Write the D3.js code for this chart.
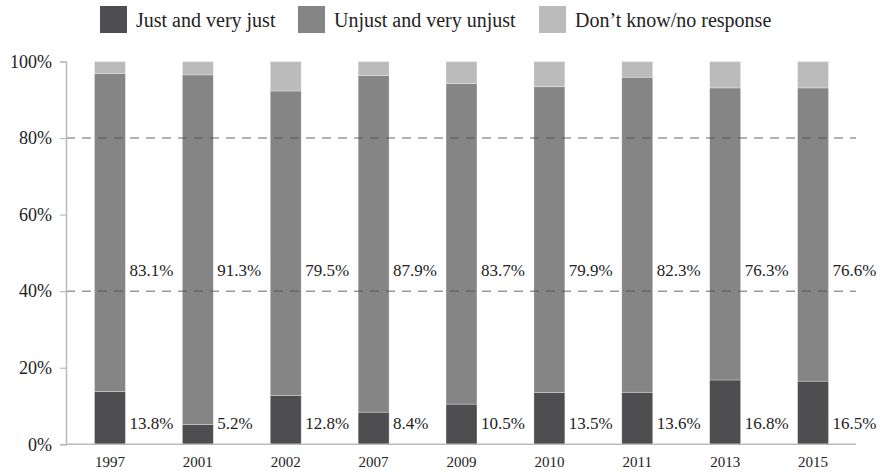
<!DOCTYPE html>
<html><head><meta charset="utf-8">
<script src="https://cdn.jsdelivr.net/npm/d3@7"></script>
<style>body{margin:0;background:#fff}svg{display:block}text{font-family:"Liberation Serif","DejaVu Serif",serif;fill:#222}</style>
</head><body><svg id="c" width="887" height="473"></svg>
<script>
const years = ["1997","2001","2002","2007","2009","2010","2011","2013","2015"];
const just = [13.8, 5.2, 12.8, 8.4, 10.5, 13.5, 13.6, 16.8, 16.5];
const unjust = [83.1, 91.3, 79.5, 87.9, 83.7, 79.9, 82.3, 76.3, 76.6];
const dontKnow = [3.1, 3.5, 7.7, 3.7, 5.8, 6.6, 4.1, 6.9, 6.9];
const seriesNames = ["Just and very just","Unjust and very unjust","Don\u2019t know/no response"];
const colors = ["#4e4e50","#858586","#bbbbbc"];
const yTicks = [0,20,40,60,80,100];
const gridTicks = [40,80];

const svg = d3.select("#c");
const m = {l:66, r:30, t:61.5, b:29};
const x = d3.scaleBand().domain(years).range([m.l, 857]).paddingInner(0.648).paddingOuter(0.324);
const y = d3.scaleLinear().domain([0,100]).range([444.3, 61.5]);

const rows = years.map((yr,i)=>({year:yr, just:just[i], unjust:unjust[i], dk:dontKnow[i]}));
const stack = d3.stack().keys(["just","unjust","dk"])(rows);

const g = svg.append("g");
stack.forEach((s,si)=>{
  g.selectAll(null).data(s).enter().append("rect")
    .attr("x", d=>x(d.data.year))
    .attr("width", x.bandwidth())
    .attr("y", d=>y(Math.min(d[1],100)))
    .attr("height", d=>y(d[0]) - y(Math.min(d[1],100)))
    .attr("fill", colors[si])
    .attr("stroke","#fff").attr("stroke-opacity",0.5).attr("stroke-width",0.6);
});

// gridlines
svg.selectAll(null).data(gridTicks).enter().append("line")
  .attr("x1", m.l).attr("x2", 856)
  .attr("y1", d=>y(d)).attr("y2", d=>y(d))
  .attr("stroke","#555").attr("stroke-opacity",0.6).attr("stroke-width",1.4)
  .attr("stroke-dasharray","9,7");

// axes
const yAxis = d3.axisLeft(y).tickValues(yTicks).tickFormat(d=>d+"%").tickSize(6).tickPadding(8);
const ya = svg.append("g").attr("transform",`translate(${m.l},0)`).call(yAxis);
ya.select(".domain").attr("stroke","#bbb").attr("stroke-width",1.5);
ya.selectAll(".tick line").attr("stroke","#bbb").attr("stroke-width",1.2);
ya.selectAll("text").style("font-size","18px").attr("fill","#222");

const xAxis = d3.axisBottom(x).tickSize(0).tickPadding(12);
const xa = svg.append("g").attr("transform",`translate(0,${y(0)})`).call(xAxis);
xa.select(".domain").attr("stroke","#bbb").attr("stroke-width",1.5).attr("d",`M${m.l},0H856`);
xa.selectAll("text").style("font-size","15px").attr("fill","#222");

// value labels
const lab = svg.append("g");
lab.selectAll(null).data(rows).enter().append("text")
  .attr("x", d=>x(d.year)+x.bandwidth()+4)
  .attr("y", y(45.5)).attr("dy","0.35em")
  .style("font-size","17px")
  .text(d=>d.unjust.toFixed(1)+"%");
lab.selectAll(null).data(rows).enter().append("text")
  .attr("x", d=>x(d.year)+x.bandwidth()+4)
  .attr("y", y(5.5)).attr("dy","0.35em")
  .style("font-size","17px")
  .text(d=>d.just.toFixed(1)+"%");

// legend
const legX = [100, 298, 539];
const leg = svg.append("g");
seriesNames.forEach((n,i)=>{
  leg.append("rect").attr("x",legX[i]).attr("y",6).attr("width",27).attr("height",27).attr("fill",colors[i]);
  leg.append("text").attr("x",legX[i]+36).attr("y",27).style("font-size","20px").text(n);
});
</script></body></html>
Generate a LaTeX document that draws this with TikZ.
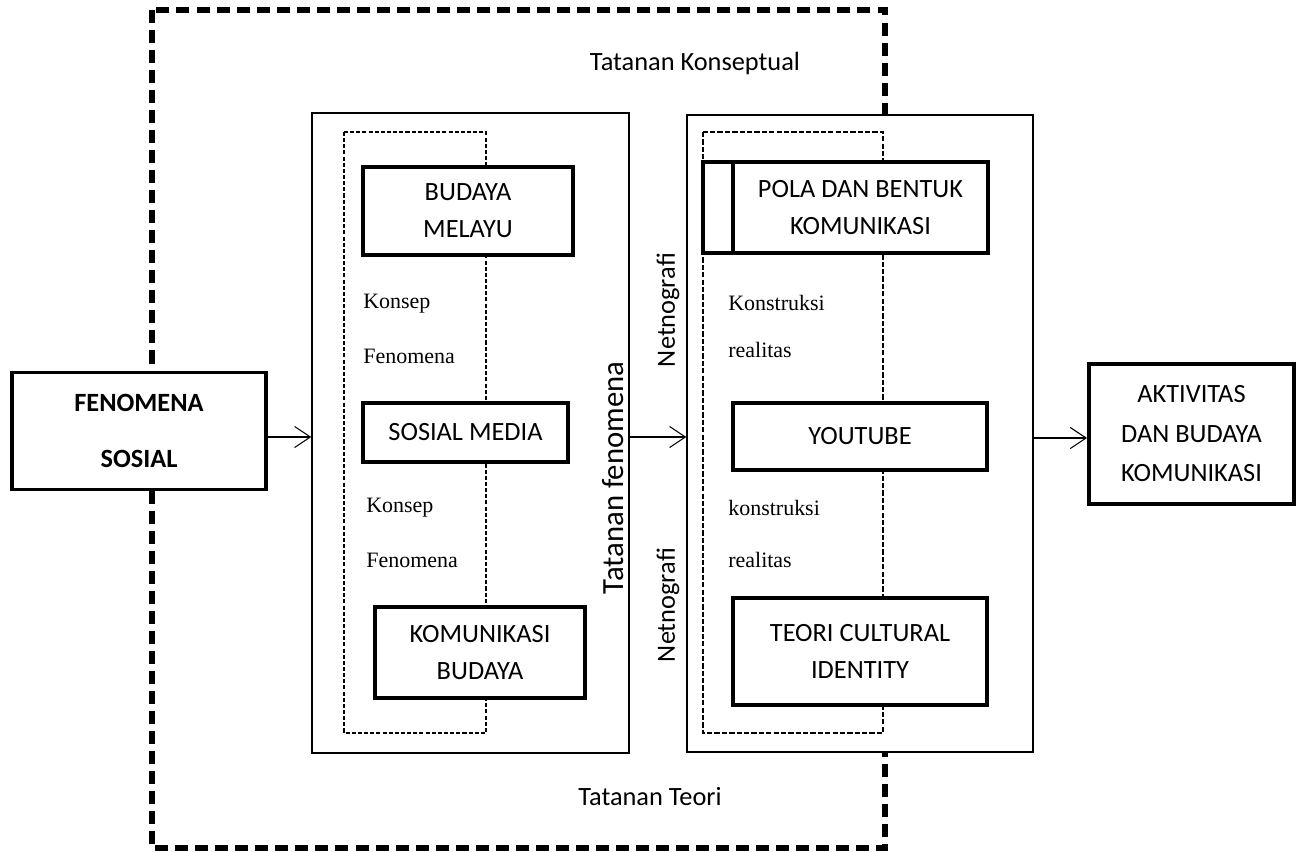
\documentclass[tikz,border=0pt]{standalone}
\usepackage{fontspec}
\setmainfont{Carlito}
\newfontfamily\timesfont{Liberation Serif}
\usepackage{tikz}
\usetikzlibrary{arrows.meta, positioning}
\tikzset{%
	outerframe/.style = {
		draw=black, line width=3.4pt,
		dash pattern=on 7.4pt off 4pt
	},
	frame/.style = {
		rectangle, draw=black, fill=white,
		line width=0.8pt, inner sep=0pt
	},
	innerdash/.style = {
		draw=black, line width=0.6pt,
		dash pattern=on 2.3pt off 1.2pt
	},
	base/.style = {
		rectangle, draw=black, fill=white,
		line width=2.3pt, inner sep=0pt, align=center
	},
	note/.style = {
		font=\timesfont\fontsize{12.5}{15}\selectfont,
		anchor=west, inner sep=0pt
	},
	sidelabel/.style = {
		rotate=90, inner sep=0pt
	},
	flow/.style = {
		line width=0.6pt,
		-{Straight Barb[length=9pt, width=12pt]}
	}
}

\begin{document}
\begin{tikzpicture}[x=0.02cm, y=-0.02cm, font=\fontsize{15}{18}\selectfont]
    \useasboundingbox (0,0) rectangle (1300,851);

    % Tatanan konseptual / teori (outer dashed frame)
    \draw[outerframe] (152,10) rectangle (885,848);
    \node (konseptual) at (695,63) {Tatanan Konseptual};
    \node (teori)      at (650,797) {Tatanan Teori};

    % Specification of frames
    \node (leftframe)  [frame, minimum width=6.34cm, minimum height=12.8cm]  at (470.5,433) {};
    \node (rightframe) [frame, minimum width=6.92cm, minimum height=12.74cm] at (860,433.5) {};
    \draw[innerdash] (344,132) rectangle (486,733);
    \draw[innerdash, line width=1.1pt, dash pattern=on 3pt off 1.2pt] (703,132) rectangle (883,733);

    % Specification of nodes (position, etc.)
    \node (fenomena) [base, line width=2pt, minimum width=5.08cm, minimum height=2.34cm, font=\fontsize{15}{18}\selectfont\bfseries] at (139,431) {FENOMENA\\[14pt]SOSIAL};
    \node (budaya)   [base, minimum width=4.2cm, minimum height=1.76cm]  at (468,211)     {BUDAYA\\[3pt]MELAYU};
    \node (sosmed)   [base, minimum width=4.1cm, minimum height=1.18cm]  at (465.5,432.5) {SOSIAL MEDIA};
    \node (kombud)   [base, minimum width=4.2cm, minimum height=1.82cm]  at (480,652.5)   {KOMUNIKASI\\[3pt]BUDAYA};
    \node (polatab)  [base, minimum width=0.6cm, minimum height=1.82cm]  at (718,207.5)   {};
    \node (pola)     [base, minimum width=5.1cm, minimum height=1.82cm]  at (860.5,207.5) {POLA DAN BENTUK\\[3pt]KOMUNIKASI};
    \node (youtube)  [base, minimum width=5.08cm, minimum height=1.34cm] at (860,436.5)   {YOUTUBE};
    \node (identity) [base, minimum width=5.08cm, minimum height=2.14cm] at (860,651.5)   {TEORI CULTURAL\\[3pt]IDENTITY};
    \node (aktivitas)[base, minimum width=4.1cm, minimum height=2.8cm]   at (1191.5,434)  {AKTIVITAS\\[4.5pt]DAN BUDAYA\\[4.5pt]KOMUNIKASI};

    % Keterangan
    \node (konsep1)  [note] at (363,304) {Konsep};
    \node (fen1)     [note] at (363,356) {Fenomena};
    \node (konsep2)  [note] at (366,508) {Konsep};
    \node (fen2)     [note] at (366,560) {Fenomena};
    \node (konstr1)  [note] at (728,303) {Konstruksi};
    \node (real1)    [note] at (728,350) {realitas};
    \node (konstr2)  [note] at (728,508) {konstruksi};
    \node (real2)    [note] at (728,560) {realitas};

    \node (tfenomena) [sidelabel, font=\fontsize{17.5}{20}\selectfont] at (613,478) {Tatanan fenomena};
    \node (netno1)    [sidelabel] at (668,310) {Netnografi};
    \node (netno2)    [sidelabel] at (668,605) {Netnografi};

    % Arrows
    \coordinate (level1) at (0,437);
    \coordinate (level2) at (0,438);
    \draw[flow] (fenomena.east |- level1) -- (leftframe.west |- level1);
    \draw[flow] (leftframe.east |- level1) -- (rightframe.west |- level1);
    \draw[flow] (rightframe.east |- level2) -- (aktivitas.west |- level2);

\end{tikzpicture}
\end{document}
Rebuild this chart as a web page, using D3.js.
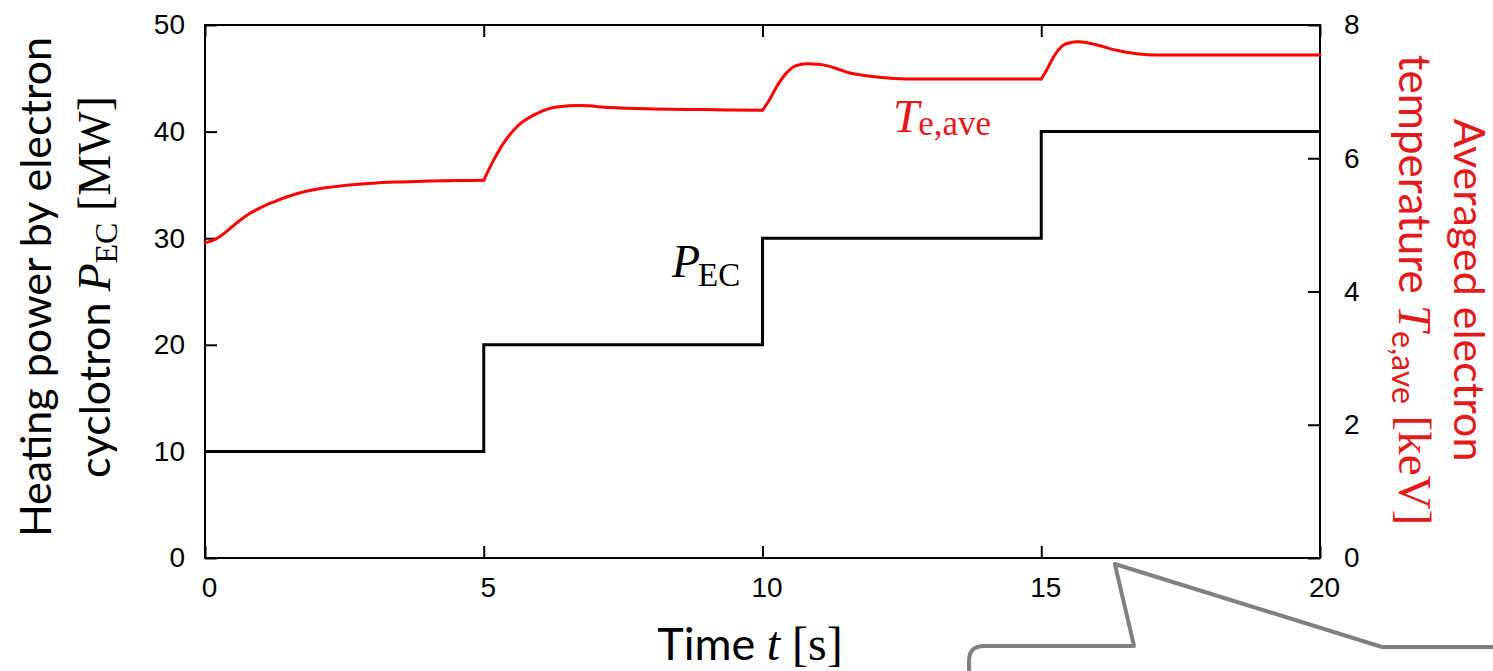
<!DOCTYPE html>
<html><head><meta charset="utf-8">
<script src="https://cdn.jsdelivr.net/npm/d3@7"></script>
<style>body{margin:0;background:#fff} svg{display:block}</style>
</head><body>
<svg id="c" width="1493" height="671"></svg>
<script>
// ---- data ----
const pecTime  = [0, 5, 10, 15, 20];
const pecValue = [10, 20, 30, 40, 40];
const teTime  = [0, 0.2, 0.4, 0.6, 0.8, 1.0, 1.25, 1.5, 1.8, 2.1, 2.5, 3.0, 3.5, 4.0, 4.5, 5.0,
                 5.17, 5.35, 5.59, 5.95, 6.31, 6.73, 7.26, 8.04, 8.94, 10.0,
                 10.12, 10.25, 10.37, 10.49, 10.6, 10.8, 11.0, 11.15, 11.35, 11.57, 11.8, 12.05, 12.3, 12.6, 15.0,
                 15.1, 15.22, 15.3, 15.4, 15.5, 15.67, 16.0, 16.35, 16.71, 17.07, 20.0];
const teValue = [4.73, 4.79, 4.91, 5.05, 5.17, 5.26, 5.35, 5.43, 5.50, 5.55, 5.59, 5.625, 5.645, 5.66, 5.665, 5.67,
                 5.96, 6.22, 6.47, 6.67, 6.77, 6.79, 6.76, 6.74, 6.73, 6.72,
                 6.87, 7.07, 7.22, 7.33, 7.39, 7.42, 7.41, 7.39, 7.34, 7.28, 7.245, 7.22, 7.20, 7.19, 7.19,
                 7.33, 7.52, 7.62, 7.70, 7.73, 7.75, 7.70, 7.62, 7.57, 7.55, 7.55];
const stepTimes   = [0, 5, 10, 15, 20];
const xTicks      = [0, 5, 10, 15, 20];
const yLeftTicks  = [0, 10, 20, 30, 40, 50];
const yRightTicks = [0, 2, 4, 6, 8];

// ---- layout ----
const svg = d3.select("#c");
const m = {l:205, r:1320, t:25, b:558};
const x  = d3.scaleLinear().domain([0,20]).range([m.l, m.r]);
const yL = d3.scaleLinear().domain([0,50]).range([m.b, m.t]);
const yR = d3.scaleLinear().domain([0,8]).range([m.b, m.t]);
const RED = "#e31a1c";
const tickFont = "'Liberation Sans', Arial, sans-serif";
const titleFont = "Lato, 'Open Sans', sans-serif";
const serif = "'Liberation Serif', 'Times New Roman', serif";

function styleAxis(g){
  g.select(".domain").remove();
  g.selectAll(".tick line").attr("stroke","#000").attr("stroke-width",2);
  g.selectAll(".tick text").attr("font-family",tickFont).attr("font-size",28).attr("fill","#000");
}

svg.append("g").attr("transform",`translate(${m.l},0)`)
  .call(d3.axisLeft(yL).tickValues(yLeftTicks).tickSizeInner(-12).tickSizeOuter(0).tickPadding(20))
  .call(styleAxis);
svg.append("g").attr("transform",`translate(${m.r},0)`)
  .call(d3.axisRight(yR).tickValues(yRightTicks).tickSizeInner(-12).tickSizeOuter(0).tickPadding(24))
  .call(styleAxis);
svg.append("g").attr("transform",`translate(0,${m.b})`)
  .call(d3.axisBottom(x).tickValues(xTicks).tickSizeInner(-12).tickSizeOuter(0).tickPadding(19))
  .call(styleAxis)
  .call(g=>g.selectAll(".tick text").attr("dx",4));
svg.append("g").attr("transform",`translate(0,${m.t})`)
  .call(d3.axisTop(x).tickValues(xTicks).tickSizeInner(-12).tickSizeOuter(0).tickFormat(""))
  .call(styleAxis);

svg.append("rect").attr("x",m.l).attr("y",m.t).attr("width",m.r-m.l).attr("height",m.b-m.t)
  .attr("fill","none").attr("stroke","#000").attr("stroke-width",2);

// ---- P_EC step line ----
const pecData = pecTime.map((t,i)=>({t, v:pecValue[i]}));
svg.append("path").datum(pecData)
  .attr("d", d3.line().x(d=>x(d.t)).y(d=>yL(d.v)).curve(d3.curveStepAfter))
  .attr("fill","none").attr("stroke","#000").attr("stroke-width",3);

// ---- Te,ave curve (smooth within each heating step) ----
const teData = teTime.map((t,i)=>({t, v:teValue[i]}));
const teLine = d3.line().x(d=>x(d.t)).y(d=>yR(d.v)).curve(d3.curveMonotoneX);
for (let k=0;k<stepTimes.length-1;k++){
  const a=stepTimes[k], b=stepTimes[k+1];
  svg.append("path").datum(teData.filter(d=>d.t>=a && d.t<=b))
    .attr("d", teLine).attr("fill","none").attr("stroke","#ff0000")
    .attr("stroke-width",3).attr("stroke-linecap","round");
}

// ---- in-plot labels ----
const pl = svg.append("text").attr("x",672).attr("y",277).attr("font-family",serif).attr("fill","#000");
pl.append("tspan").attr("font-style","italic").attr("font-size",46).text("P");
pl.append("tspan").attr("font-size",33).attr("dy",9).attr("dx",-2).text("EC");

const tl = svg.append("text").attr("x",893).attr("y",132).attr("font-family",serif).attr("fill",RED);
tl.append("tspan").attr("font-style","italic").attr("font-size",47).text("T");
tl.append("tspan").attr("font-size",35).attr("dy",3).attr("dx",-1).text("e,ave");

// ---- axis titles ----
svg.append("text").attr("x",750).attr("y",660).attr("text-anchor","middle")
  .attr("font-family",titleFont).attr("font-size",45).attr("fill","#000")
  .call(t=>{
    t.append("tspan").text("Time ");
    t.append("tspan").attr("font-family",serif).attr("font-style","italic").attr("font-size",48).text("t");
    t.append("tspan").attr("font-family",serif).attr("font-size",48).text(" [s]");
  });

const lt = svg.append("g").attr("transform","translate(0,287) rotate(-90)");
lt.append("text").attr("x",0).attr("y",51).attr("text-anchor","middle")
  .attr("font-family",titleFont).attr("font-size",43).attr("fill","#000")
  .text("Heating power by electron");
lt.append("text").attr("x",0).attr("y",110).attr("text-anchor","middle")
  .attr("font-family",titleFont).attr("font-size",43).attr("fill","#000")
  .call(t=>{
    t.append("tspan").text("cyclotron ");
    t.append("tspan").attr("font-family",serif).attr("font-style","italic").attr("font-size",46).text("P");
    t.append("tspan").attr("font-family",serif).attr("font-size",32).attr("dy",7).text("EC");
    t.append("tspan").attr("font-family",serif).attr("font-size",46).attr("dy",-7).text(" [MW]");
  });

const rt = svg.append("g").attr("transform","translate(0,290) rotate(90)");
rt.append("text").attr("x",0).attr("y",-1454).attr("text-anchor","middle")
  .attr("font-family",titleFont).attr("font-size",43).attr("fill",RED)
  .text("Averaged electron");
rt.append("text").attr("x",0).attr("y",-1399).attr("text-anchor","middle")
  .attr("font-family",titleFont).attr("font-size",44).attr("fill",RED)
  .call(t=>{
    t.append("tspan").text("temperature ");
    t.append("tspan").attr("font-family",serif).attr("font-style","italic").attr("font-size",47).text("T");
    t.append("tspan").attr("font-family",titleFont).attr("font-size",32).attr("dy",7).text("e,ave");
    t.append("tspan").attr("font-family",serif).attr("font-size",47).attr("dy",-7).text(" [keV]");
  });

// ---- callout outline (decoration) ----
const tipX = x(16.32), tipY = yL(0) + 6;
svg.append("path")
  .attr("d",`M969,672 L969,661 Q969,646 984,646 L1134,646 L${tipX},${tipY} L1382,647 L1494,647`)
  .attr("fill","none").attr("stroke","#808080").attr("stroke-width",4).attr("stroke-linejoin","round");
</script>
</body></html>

***

TO BE DONE: Print exactly the lines from the line containing "Generate a LaTeX" through the line containing "(703,132) rectangle (883,733);", and omit any picture found among them.

COMPLETED TASK:
Generate a LaTeX document that draws this with TikZ.
\documentclass[tikz,border=0pt]{standalone}
\usepackage{fontspec}
\setmainfont{Carlito}
\newfontfamily\timesfont{Liberation Serif}
\usepackage{tikz}
\usetikzlibrary{arrows.meta, positioning}
\tikzset{%
	outerframe/.style = {
		draw=black, line width=3.4pt,
		dash pattern=on 7.4pt off 4pt
	},
	frame/.style = {
		rectangle, draw=black, fill=white,
		line width=0.8pt, inner sep=0pt
	},
	innerdash/.style = {
		draw=black, line width=0.6pt,
		dash pattern=on 2.3pt off 1.2pt
	},
	base/.style = {
		rectangle, draw=black, fill=white,
		line width=2.3pt, inner sep=0pt, align=center
	},
	note/.style = {
		font=\timesfont\fontsize{12.5}{15}\selectfont,
		anchor=west, inner sep=0pt
	},
	sidelabel/.style = {
		rotate=90, inner sep=0pt
	},
	flow/.style = {
		line width=0.6pt,
		-{Straight Barb[length=9pt, width=12pt]}
	}
}

\begin{document}
\begin{tikzpicture}[x=0.02cm, y=-0.02cm, font=\fontsize{15}{18}\selectfont]
    \useasboundingbox (0,0) rectangle (1300,851);

    % Tatanan konseptual / teori (outer dashed frame)
    \draw[outerframe] (152,10) rectangle (885,848);
    \node (konseptual) at (695,63) {Tatanan Konseptual};
    \node (teori)      at (650,797) {Tatanan Teori};

    % Specification of frames
    \node (leftframe)  [frame, minimum width=6.34cm, minimum height=12.8cm]  at (470.5,433) {};
    \node (rightframe) [frame, minimum width=6.92cm, minimum height=12.74cm] at (860,433.5) {};
    \draw[innerdash] (344,132) rectangle (486,733);
    \draw[innerdash, line width=1.1pt, dash pattern=on 3pt off 1.2pt] (703,132) rectangle (883,733);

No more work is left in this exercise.